Ces affaissements subits ne venaient point seulement des réactions de sa nature surmenée : très au fond, Danton était un nonchalant. Cette nature de bourgeois jouisseur était peu faite pour de longs travaux, de longues batailles et de longs sacrifices. Il fallait que, sans cesse, le tribun et l'homme d'État sermonnassent le bourgeois et l'arrachassent à sa paresse. Celle-ci était connue : j'ai devant les yeux des lettres où il y est fait sans cesse allusion : Je connais bien ton génie et par conséquent ta paresse naturelle, lui écrit Chabot, et Delacroix : Je t'ai écrit bien des lettres, tu ne m'as pas répondu. Ce n'est pas le moment d'être paresseux. En fait, il éprouvait notamment devant le papier une invincible répugnance : la plume lui tombait des mains : Si j'écris jamais..., dit-il au début d'un discours. Pas un discours, d'autre part, qu'on sente, je ne dirai même pas écrit — c'était cependant du plus constant usage à la Convention —, mais préparé. Quant aux lettres, on n'en a point de lui — ou presque. Au ministère même, par paresse, il livrera sa griffe aux sous-ordres.

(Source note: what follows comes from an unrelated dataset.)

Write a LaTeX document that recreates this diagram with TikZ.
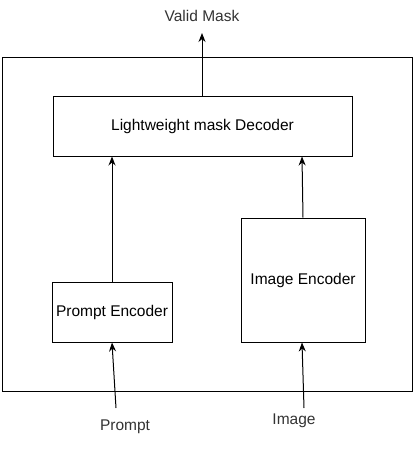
\documentclass[tikz,border=0pt]{standalone}
\usepackage{fontspec}
\setmainfont{Liberation Sans}
\usetikzlibrary{arrows.meta, positioning}

\begin{document}
\begin{tikzpicture}[
    x=1pt, y=-1pt,
    block/.style={rectangle, draw=black, fill=white, line width=1pt,
                  inner sep=0pt, align=center, font=\fontsize{15.5}{18}\selectfont},
    arrow/.style={-{Stealth[length=9pt,width=7pt]}, line width=1pt, color=black},
    caption/.style={font=\fontsize{15.5}{18}\selectfont, color=black!80}
]
\useasboundingbox (0,0) rectangle (414,455);

% outer frame
\node[draw=black, line width=1pt, minimum width=410pt, minimum height=334pt, inner sep=0pt] (frame) at (207,224) {};

\node[block, minimum width=299pt, minimum height=60pt] (dec) at (202.5,126) {Lightweight mask Decoder};
\node[block, minimum width=120pt, minimum height=60pt] (penc) at (112,312) {Prompt Encoder};
\node[block, minimum width=124pt, minimum height=124pt] (ienc) at (303,280) {Image Encoder};

\node[caption] (mask) at (202,16) {Valid Mask};
\node[caption] (prompt) at (125,427) {Prompt};
\node[caption] (image) at (294,421) {Image};

\coordinate (maskin) at (202,33);
\coordinate (promptout) at (116,408);
\coordinate (imageout) at (304,408);

\draw[arrow] (dec.north -| maskin) -- (maskin);
\draw[arrow] (penc.north) -- (penc.north |- dec.south);
\draw[arrow] (ienc.north) -- ([xshift=-1pt]ienc.north |- dec.south);
\draw[arrow] (promptout) -- (penc.south);
\draw[arrow] (imageout) -- ([xshift=-1pt]ienc.south);

\end{tikzpicture}
\end{document}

De cette indolence était fait en partie le dédain que volontiers il affectait. C'était aussi un des traits singuliers du personnage : il semblait, sinon indifférent à l'attaque, du moins dédaigneux d'y répondre. Peut-être avait-il trop à faire et sa paresse se faisait-elle complice, en certaines conjonctures, d'un peu de gêne. En tout cas, confiant en sa force, il affichait le mépris : Comme individu, je méprise les traits qu'on me lance. Calomnies et médisances pouvaient, des mois, se donner carrière à ses dépens. Alors, d'une parole amère ou hautaine, il les écartait — sans y répondre, ce qui donnait beau jeu à ses ennemis.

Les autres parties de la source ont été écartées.